START EXERCISE DATA

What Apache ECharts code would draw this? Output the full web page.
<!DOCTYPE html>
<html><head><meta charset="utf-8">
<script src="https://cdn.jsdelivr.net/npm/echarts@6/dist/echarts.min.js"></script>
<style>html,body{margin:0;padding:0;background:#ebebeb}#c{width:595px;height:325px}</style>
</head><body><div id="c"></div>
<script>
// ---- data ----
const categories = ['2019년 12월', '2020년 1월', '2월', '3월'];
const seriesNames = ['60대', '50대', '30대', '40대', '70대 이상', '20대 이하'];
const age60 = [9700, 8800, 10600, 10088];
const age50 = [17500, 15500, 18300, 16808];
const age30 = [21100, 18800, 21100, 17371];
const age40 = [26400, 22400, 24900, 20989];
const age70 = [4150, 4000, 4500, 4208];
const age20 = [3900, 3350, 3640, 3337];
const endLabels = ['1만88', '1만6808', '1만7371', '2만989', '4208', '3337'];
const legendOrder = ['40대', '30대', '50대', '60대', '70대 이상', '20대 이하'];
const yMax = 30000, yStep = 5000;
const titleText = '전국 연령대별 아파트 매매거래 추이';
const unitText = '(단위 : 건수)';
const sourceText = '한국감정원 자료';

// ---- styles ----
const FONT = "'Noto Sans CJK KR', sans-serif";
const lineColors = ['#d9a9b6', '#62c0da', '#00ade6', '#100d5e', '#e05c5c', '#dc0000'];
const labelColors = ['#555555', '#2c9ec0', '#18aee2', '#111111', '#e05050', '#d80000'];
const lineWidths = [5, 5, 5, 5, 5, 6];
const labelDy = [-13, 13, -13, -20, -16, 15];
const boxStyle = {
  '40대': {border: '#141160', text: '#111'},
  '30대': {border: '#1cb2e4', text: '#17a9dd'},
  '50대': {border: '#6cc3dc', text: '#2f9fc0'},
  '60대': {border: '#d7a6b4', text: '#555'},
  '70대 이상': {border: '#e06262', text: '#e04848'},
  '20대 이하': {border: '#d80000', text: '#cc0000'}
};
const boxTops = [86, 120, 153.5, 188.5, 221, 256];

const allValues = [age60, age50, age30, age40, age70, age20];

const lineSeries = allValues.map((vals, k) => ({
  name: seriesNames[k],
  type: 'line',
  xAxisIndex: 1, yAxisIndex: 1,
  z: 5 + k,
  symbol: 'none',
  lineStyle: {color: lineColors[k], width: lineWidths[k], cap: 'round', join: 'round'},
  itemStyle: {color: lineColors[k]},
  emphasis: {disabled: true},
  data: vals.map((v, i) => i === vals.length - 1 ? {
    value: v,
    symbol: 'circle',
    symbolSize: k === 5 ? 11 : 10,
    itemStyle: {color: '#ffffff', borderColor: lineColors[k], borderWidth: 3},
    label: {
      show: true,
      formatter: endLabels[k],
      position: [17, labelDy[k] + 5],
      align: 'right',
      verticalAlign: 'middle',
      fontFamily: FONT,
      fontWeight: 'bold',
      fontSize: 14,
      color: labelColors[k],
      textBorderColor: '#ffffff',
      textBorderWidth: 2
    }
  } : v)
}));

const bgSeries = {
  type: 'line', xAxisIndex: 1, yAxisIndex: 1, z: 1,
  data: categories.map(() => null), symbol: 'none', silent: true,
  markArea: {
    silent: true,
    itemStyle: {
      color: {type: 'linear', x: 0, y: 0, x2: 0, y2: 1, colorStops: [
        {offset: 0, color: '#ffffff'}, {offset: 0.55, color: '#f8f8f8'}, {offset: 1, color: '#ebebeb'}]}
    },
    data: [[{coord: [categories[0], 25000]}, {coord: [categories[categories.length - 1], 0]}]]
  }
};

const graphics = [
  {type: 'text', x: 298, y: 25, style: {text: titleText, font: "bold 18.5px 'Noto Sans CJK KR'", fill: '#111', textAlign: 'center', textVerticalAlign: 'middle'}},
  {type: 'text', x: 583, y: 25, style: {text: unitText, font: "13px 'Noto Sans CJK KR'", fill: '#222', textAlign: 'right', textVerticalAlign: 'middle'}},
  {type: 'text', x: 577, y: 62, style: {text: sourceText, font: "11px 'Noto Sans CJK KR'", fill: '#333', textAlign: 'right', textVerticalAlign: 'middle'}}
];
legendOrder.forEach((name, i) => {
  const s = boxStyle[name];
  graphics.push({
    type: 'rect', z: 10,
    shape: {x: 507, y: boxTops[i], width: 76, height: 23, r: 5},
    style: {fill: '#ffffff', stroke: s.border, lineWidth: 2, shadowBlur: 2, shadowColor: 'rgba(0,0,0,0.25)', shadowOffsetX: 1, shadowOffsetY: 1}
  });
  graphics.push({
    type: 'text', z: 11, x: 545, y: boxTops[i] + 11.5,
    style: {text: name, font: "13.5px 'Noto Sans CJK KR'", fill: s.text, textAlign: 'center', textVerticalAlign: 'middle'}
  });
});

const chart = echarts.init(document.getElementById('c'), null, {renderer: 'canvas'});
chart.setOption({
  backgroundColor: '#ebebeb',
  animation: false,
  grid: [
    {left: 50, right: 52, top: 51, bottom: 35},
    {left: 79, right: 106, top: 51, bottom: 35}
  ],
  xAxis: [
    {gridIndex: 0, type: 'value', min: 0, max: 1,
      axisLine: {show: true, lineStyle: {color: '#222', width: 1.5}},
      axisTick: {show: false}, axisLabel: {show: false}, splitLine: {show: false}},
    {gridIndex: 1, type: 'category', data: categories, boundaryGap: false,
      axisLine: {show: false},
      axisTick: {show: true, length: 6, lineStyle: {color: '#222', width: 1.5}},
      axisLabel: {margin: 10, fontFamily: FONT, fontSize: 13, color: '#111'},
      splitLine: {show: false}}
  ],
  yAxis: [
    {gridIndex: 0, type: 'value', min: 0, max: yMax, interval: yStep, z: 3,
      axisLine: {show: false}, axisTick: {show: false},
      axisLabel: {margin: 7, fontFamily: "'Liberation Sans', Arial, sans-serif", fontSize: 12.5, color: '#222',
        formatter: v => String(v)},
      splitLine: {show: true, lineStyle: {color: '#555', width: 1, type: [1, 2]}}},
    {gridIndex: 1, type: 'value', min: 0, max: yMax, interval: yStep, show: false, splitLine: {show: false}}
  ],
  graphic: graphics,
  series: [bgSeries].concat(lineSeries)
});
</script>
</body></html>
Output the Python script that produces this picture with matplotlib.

END EXERCISE DATA

- **SET PROBLEM**:
Repeat the records above exactly as they appear.

- **EXERCISE RESULT**:
What Apache ECharts code would draw this? Output the full web page.
<!DOCTYPE html>
<html><head><meta charset="utf-8">
<script src="https://cdn.jsdelivr.net/npm/echarts@6/dist/echarts.min.js"></script>
<style>html,body{margin:0;padding:0;background:#ebebeb}#c{width:595px;height:325px}</style>
</head><body><div id="c"></div>
<script>
// ---- data ----
const categories = ['2019년 12월', '2020년 1월', '2월', '3월'];
const seriesNames = ['60대', '50대', '30대', '40대', '70대 이상', '20대 이하'];
const age60 = [9700, 8800, 10600, 10088];
const age50 = [17500, 15500, 18300, 16808];
const age30 = [21100, 18800, 21100, 17371];
const age40 = [26400, 22400, 24900, 20989];
const age70 = [4150, 4000, 4500, 4208];
const age20 = [3900, 3350, 3640, 3337];
const endLabels = ['1만88', '1만6808', '1만7371', '2만989', '4208', '3337'];
const legendOrder = ['40대', '30대', '50대', '60대', '70대 이상', '20대 이하'];
const yMax = 30000, yStep = 5000;
const titleText = '전국 연령대별 아파트 매매거래 추이';
const unitText = '(단위 : 건수)';
const sourceText = '한국감정원 자료';

// ---- styles ----
const FONT = "'Noto Sans CJK KR', sans-serif";
const lineColors = ['#d9a9b6', '#62c0da', '#00ade6', '#100d5e', '#e05c5c', '#dc0000'];
const labelColors = ['#555555', '#2c9ec0', '#18aee2', '#111111', '#e05050', '#d80000'];
const lineWidths = [5, 5, 5, 5, 5, 6];
const labelDy = [-13, 13, -13, -20, -16, 15];
const boxStyle = {
  '40대': {border: '#141160', text: '#111'},
  '30대': {border: '#1cb2e4', text: '#17a9dd'},
  '50대': {border: '#6cc3dc', text: '#2f9fc0'},
  '60대': {border: '#d7a6b4', text: '#555'},
  '70대 이상': {border: '#e06262', text: '#e04848'},
  '20대 이하': {border: '#d80000', text: '#cc0000'}
};
const boxTops = [86, 120, 153.5, 188.5, 221, 256];

const allValues = [age60, age50, age30, age40, age70, age20];

const lineSeries = allValues.map((vals, k) => ({
  name: seriesNames[k],
  type: 'line',
  xAxisIndex: 1, yAxisIndex: 1,
  z: 5 + k,
  symbol: 'none',
  lineStyle: {color: lineColors[k], width: lineWidths[k], cap: 'round', join: 'round'},
  itemStyle: {color: lineColors[k]},
  emphasis: {disabled: true},
  data: vals.map((v, i) => i === vals.length - 1 ? {
    value: v,
    symbol: 'circle',
    symbolSize: k === 5 ? 11 : 10,
    itemStyle: {color: '#ffffff', borderColor: lineColors[k], borderWidth: 3},
    label: {
      show: true,
      formatter: endLabels[k],
      position: [17, labelDy[k] + 5],
      align: 'right',
      verticalAlign: 'middle',
      fontFamily: FONT,
      fontWeight: 'bold',
      fontSize: 14,
      color: labelColors[k],
      textBorderColor: '#ffffff',
      textBorderWidth: 2
    }
  } : v)
}));

const bgSeries = {
  type: 'line', xAxisIndex: 1, yAxisIndex: 1, z: 1,
  data: categories.map(() => null), symbol: 'none', silent: true,
  markArea: {
    silent: true,
    itemStyle: {
      color: {type: 'linear', x: 0, y: 0, x2: 0, y2: 1, colorStops: [
        {offset: 0, color: '#ffffff'}, {offset: 0.55, color: '#f8f8f8'}, {offset: 1, color: '#ebebeb'}]}
    },
    data: [[{coord: [categories[0], 25000]}, {coord: [categories[categories.length - 1], 0]}]]
  }
};

const graphics = [
  {type: 'text', x: 298, y: 25, style: {text: titleText, font: "bold 18.5px 'Noto Sans CJK KR'", fill: '#111', textAlign: 'center', textVerticalAlign: 'middle'}},
  {type: 'text', x: 583, y: 25, style: {text: unitText, font: "13px 'Noto Sans CJK KR'", fill: '#222', textAlign: 'right', textVerticalAlign: 'middle'}},
  {type: 'text', x: 577, y: 62, style: {text: sourceText, font: "11px 'Noto Sans CJK KR'", fill: '#333', textAlign: 'right', textVerticalAlign: 'middle'}}
];
legendOrder.forEach((name, i) => {
  const s = boxStyle[name];
  graphics.push({
    type: 'rect', z: 10,
    shape: {x: 507, y: boxTops[i], width: 76, height: 23, r: 5},
    style: {fill: '#ffffff', stroke: s.border, lineWidth: 2, shadowBlur: 2, shadowColor: 'rgba(0,0,0,0.25)', shadowOffsetX: 1, shadowOffsetY: 1}
  });
  graphics.push({
    type: 'text', z: 11, x: 545, y: boxTops[i] + 11.5,
    style: {text: name, font: "13.5px 'Noto Sans CJK KR'", fill: s.text, textAlign: 'center', textVerticalAlign: 'middle'}
  });
});

const chart = echarts.init(document.getElementById('c'), null, {renderer: 'canvas'});
chart.setOption({
  backgroundColor: '#ebebeb',
  animation: false,
  grid: [
    {left: 50, right: 52, top: 51, bottom: 35},
    {left: 79, right: 106, top: 51, bottom: 35}
  ],
  xAxis: [
    {gridIndex: 0, type: 'value', min: 0, max: 1,
      axisLine: {show: true, lineStyle: {color: '#222', width: 1.5}},
      axisTick: {show: false}, axisLabel: {show: false}, splitLine: {show: false}},
    {gridIndex: 1, type: 'category', data: categories, boundaryGap: false,
      axisLine: {show: false},
      axisTick: {show: true, length: 6, lineStyle: {color: '#222', width: 1.5}},
      axisLabel: {margin: 10, fontFamily: FONT, fontSize: 13, color: '#111'},
      splitLine: {show: false}}
  ],
  yAxis: [
    {gridIndex: 0, type: 'value', min: 0, max: yMax, interval: yStep, z: 3,
      axisLine: {show: false}, axisTick: {show: false},
      axisLabel: {margin: 7, fontFamily: "'Liberation Sans', Arial, sans-serif", fontSize: 12.5, color: '#222',
        formatter: v => String(v)},
      splitLine: {show: true, lineStyle: {color: '#555', width: 1, type: [1, 2]}}},
    {gridIndex: 1, type: 'value', min: 0, max: yMax, interval: yStep, show: false, splitLine: {show: false}}
  ],
  graphic: graphics,
  series: [bgSeries].concat(lineSeries)
});
</script>
</body></html>
Output the Python script that produces this picture with matplotlib.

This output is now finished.